5.          De beslissing

verklaart klager niet-ontvankelijk in klachtonderdeel 1;

verklaart klachtonderdeel 2 gegrond en bepaalt dat aan de notaris de tuchtrechtelijke maatregel van schorsing voor de duur van twee weken wordt opgelegd;

bepaalt dat deze schorsing zal worden uitgesproken op een nader te bepalen tijdstip nadat is vastgesteld dat tegen deze beslissing geen rechtsmiddel meer openstaat.

Deze beslissing is gegeven door mr. H.A.W. Snijders, plaatsvervangend voorzitter, mr. J.H.L.M. Snijders, plaatsvervangend rechterlijk lid, mr. L.J.M. Teunissen, notaris lid, mr. S. Lettinga, plaatsvervangend notaris lid, en mr. G.A.M. van Lith, plaatsvervangend belasting lid.

Uitgesproken in het openbaar op 18 april 2016 door mr.
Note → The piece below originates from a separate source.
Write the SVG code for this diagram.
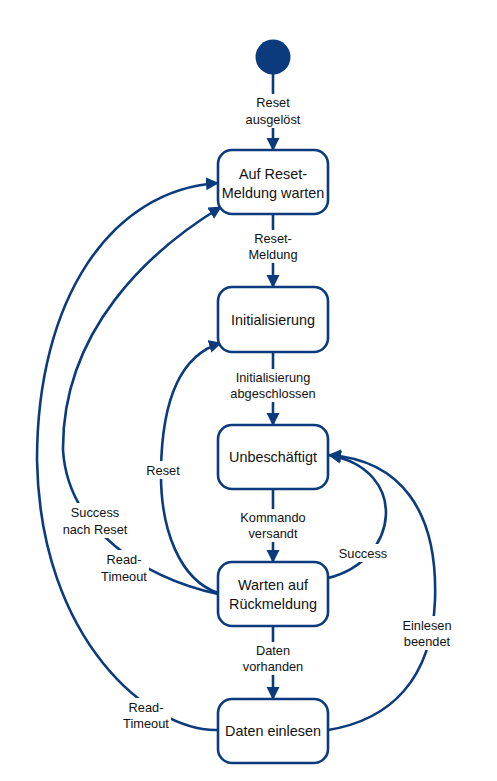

T. Zuidema, plaatsvervangend voorzitter, in tegenwoordigheid van de secretaris.

Hoger beroep tegen vorenstaande beslissing is mogelijk door indiening van een verzoekschrift - binnen dertig dagen na dagtekening van het aangetekend schrijven waarbij van deze beslissing is kennis gegeven - bij het gerechtshof te Amsterdam, postadres: postbus 1312, 1000 BH Amsterdam.